Entries with chart source code:
━━━━━━━━━━━━━━━━━━━━━━━━━━━━━━

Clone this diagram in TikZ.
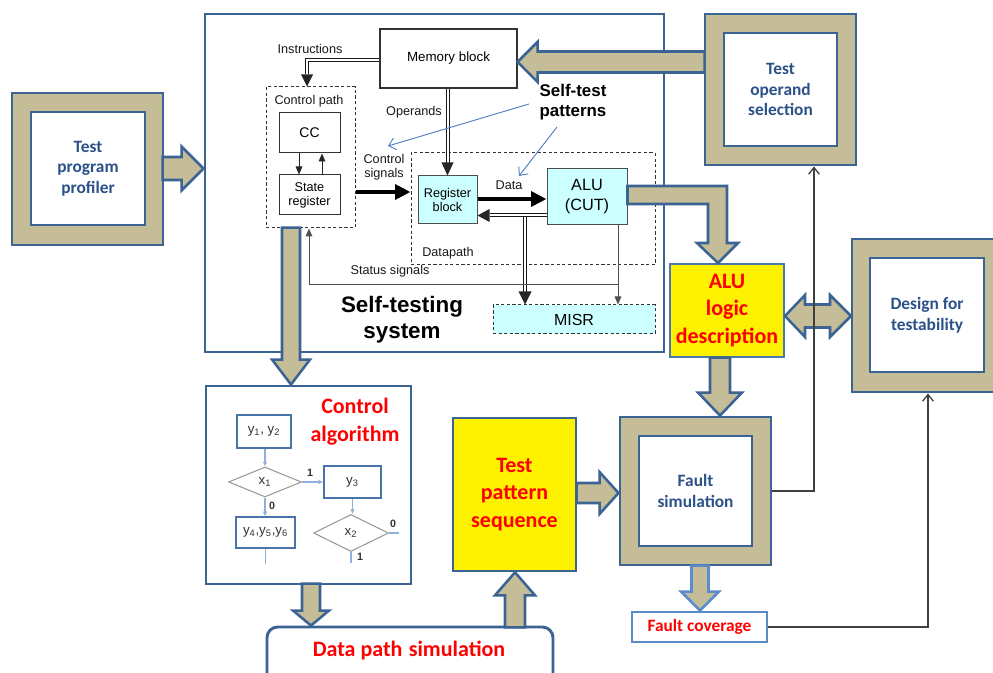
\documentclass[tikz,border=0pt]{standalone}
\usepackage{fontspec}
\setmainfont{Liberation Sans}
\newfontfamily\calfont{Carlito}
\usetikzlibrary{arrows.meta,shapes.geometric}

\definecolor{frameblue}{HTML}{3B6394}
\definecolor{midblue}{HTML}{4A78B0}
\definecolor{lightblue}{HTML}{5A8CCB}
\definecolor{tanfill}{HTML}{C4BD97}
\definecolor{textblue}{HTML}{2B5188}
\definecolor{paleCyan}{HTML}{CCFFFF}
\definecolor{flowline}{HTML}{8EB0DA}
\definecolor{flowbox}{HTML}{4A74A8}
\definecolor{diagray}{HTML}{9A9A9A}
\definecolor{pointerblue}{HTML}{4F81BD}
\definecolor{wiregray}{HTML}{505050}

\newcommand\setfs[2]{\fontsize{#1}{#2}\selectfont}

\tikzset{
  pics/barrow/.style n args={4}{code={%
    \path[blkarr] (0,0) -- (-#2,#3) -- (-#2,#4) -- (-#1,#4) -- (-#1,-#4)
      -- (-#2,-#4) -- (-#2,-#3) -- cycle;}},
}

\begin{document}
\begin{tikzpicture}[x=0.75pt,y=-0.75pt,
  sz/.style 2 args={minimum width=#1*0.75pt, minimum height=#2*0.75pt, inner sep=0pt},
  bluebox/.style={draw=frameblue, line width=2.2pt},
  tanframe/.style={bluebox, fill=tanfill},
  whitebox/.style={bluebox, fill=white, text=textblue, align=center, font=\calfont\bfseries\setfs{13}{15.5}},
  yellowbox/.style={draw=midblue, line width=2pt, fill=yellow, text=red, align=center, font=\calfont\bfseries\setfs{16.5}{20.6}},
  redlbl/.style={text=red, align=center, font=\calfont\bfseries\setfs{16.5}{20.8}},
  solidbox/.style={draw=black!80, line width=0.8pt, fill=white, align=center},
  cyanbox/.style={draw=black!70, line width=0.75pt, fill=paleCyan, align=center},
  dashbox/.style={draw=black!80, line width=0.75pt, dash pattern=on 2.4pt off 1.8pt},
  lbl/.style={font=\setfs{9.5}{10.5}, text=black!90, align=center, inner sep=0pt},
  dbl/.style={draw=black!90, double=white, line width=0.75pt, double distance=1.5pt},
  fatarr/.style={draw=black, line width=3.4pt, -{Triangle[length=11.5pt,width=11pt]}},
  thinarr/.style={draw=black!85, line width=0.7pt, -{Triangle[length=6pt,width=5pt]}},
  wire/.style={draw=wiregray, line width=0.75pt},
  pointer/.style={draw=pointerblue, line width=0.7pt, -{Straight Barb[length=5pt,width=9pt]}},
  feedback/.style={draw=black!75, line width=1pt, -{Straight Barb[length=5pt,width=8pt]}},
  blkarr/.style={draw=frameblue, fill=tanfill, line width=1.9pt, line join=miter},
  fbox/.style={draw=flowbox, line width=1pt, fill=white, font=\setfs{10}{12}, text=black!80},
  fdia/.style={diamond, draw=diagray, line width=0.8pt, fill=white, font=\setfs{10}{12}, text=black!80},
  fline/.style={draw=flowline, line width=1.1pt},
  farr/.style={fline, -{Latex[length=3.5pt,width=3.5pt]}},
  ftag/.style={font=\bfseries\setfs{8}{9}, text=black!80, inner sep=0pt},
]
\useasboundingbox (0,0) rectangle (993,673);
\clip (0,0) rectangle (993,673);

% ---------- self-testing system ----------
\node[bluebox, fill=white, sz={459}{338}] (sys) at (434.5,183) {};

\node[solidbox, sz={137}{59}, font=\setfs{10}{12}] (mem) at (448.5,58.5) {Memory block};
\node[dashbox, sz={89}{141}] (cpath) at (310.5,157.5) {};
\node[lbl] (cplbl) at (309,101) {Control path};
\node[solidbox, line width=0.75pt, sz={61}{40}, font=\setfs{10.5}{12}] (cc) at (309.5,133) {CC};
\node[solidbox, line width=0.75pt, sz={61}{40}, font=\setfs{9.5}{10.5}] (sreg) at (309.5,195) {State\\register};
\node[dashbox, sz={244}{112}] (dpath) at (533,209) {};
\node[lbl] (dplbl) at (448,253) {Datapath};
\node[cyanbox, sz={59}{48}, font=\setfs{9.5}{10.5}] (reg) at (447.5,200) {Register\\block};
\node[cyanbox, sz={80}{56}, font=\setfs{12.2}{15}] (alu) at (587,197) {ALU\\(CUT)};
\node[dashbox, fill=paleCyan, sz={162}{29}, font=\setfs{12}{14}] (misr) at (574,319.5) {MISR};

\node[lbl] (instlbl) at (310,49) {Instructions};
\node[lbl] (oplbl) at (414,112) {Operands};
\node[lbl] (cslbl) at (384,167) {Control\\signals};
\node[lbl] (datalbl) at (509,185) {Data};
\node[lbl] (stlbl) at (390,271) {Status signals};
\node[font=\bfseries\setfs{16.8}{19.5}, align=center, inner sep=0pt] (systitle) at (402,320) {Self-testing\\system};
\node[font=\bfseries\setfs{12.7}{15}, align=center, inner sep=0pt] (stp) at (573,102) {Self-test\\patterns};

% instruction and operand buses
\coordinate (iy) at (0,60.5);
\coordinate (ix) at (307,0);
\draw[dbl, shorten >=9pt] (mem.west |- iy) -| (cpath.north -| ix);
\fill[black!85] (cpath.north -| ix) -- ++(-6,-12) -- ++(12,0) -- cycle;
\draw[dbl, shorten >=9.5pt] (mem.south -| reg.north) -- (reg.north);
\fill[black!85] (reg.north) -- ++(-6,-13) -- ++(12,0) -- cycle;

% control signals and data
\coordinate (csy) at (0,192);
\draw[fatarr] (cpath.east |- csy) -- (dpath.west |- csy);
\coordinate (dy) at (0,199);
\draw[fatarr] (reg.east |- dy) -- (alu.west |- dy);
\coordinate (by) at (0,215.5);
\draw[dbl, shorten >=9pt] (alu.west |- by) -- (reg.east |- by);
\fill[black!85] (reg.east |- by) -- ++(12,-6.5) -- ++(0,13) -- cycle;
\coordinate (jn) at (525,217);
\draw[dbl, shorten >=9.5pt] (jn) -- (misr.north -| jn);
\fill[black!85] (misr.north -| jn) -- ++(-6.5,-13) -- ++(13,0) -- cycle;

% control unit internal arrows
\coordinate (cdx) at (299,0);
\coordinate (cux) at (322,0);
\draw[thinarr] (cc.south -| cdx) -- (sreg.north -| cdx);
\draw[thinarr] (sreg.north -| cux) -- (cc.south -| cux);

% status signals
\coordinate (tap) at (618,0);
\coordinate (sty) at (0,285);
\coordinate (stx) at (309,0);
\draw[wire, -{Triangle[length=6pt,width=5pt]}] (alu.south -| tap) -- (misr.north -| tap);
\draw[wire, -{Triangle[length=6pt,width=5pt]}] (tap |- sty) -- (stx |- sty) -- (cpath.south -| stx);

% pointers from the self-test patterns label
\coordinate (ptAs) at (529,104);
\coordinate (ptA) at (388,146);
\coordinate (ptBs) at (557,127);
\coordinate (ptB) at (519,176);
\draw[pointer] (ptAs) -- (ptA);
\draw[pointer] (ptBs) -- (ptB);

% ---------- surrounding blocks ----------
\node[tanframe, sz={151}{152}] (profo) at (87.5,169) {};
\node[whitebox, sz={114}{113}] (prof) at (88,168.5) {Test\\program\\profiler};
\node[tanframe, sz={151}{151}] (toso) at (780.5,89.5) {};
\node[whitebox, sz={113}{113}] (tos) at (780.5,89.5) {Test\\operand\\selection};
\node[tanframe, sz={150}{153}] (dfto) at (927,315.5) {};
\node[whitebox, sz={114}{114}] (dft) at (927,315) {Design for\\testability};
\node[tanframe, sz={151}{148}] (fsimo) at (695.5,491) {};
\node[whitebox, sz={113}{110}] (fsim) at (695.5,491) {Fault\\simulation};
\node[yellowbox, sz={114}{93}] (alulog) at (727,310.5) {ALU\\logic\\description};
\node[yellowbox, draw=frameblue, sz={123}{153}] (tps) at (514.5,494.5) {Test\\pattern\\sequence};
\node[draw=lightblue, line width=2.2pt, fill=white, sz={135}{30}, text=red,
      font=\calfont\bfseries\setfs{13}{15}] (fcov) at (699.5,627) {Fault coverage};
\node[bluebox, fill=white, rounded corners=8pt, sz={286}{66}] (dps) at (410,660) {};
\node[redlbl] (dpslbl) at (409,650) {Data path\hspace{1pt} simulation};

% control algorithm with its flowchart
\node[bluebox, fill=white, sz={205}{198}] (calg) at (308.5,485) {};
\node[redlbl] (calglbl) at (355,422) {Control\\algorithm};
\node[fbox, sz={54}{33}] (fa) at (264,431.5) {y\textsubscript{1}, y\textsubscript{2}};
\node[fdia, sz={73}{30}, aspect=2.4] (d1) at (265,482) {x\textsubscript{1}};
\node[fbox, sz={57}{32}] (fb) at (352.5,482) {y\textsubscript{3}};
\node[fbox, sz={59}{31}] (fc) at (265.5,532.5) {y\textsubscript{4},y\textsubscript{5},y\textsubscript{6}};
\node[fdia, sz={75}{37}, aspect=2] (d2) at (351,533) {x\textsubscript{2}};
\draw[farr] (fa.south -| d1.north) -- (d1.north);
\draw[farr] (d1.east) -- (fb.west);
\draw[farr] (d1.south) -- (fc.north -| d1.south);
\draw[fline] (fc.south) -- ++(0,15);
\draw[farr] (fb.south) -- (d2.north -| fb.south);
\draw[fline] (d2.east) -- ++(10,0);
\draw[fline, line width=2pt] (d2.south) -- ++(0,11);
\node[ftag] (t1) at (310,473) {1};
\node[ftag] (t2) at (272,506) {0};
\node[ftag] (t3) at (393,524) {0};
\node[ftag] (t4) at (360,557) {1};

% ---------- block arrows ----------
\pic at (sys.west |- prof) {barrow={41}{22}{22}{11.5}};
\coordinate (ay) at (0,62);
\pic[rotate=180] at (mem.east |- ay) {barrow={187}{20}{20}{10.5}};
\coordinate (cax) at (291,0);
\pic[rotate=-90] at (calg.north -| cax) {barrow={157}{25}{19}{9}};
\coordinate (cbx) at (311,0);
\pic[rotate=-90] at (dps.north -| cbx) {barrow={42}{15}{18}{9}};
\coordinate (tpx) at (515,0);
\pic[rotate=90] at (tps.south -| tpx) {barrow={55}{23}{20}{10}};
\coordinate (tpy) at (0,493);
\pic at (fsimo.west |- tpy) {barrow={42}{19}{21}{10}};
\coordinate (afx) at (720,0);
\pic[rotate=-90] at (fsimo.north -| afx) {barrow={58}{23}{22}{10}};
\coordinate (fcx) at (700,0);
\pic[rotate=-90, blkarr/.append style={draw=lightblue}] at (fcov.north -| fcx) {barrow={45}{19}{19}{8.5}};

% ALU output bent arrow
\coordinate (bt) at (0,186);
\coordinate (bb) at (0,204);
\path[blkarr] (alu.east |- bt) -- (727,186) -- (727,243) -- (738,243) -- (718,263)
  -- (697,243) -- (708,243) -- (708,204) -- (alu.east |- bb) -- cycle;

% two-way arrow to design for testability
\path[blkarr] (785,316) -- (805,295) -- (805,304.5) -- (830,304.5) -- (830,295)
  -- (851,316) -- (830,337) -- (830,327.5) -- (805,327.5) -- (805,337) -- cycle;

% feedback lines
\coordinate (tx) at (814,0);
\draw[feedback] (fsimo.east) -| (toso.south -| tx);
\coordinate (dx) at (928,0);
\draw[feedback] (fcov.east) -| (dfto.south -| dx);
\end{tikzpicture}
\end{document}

━━━━━━━━━━━━━━━━━━━━━━━━━━━━━━

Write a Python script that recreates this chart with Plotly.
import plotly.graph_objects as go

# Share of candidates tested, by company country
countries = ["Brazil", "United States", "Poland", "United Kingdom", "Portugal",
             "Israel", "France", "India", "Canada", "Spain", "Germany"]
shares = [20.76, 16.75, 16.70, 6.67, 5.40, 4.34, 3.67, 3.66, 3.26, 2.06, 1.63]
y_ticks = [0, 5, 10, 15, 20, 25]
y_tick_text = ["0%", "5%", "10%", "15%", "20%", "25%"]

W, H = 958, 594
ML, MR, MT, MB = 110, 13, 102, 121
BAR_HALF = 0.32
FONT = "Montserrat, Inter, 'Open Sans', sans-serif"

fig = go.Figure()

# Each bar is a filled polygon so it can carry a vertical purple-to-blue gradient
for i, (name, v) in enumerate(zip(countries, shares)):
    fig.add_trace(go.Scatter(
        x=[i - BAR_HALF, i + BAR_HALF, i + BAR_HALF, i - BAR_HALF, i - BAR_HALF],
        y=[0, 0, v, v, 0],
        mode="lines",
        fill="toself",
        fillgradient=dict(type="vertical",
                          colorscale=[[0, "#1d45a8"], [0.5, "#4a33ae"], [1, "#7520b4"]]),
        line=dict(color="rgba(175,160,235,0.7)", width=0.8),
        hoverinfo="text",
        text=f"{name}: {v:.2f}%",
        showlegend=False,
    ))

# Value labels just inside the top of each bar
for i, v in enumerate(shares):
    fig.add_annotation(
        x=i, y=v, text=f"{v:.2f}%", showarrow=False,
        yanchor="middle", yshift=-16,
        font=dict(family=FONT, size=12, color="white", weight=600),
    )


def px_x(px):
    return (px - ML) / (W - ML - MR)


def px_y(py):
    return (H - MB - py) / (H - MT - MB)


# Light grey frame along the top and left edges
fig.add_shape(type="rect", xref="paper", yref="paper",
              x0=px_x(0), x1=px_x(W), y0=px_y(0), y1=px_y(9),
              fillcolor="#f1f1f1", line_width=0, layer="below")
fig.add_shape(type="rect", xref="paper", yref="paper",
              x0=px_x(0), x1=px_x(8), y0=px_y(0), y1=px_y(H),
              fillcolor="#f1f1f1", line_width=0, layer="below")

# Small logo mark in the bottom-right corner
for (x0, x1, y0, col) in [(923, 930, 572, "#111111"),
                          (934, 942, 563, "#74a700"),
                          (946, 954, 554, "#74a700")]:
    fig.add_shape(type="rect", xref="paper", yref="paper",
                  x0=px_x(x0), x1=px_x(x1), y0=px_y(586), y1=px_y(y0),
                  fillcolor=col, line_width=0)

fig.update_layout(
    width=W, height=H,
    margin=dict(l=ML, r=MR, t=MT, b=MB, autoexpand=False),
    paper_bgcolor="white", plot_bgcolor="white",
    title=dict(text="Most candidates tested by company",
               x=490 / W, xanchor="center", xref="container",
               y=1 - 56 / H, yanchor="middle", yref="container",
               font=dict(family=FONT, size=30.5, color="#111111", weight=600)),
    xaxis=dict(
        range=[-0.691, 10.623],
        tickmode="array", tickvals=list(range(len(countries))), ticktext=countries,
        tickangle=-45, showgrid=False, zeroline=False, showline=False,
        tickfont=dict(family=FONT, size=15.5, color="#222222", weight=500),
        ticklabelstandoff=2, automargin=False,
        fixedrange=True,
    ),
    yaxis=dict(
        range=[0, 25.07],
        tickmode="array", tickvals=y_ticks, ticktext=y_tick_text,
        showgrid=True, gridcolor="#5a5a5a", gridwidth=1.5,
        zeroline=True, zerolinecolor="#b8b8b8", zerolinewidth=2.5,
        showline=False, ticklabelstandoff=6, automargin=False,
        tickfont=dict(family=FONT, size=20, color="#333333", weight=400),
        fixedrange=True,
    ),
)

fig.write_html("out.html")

━━━━━━━━━━━━━━━━━━━━━━━━━━━━━━

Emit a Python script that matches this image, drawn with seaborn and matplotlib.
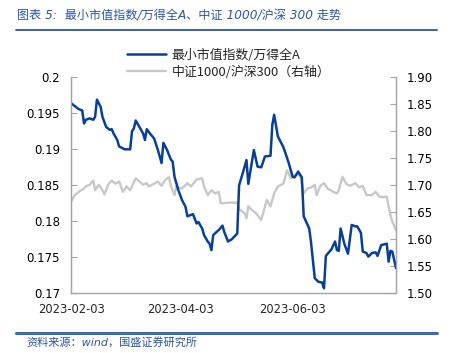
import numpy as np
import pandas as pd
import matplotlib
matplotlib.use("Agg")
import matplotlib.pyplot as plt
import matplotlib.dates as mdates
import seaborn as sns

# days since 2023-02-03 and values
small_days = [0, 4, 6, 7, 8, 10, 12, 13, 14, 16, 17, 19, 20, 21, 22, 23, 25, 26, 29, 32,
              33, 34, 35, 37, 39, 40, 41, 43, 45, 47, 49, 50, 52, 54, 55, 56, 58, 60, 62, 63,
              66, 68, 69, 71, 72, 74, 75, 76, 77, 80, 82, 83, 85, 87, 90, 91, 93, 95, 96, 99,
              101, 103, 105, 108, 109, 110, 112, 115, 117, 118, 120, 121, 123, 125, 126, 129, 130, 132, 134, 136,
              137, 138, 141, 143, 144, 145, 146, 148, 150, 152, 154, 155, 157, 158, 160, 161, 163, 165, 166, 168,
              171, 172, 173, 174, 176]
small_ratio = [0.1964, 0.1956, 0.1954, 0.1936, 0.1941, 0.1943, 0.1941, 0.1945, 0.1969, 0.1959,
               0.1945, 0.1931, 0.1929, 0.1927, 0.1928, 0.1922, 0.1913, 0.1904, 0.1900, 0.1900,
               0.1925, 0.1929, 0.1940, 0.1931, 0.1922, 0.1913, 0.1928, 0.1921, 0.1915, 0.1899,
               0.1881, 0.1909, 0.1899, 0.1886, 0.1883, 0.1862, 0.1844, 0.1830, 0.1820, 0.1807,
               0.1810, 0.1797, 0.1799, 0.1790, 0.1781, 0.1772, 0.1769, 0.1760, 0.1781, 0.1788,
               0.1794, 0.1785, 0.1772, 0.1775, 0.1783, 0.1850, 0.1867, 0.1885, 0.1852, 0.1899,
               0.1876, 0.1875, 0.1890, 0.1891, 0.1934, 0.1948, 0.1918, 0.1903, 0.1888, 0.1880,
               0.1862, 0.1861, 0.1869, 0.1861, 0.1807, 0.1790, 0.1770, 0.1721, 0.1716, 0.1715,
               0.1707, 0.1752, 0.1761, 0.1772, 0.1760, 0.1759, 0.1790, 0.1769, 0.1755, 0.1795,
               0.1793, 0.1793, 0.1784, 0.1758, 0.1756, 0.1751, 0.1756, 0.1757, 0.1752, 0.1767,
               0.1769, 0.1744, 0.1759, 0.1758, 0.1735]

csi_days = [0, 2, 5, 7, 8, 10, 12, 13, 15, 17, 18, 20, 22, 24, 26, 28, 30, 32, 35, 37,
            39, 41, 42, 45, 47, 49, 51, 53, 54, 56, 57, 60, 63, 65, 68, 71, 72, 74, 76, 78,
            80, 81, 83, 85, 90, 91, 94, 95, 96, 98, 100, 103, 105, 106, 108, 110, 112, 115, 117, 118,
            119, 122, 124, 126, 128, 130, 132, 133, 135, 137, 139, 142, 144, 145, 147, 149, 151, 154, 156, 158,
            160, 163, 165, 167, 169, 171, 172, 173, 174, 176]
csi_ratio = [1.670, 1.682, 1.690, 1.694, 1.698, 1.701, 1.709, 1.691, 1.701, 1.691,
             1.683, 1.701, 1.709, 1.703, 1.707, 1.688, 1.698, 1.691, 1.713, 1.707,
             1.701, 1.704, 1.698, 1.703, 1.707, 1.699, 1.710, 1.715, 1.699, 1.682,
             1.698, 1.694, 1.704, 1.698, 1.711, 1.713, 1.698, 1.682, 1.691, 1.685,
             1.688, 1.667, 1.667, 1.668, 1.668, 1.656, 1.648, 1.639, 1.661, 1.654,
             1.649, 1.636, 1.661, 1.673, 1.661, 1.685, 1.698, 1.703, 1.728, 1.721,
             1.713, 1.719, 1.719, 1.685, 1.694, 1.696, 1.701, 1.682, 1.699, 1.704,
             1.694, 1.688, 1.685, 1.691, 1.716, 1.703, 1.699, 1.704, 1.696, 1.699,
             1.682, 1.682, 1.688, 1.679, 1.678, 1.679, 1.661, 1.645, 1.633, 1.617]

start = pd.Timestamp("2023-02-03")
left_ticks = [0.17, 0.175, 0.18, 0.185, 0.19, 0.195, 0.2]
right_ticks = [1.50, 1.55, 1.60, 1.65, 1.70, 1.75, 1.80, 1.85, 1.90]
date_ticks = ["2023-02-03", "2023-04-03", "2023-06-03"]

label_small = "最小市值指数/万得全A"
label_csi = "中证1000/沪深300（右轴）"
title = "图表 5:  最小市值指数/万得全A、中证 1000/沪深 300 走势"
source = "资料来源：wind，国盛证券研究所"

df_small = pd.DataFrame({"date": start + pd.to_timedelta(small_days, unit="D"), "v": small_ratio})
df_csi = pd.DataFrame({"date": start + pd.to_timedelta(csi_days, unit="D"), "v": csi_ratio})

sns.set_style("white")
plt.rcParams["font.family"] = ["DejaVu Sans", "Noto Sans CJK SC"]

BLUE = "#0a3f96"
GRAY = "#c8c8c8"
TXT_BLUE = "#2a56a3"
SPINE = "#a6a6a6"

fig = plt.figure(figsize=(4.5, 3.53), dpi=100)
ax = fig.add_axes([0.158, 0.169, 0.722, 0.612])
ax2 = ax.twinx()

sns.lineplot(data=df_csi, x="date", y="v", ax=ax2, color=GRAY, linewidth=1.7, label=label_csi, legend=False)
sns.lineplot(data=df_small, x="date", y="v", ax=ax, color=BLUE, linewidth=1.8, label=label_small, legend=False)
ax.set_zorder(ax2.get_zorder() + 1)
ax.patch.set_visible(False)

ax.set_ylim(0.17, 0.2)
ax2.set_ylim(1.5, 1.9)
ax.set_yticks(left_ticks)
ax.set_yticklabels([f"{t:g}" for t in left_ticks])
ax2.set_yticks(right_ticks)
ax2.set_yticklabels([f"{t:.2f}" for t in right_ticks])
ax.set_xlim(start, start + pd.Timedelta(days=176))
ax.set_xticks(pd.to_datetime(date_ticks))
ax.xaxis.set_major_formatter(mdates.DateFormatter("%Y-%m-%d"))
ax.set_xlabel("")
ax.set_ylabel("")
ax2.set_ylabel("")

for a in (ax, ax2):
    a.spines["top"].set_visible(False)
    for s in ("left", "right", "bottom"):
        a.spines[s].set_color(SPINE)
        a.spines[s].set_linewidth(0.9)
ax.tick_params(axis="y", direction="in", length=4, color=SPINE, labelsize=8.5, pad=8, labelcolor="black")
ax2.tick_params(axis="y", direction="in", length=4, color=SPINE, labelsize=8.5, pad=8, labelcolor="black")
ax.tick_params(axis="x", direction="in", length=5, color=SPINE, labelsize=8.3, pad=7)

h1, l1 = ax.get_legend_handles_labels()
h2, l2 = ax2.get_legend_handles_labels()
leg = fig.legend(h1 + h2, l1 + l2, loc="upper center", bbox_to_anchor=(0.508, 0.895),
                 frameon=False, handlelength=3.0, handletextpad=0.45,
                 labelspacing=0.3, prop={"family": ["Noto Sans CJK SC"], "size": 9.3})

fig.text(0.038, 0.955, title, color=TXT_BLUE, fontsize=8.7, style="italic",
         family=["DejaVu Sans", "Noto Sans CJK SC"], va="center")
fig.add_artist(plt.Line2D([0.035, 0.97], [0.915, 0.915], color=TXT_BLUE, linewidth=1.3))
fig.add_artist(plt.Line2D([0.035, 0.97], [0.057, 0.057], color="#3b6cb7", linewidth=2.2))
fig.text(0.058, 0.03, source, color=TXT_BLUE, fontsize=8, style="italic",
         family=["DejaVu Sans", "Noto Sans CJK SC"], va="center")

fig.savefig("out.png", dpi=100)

━━━━━━━━━━━━━━━━━━━━━━━━━━━━━━

The problem
Using the entries above, return each line in which the word "seaborn" occurs.

Solution to this exercise
Emit a Python script that matches this image, drawn with seaborn and matplotlib.
import seaborn as sns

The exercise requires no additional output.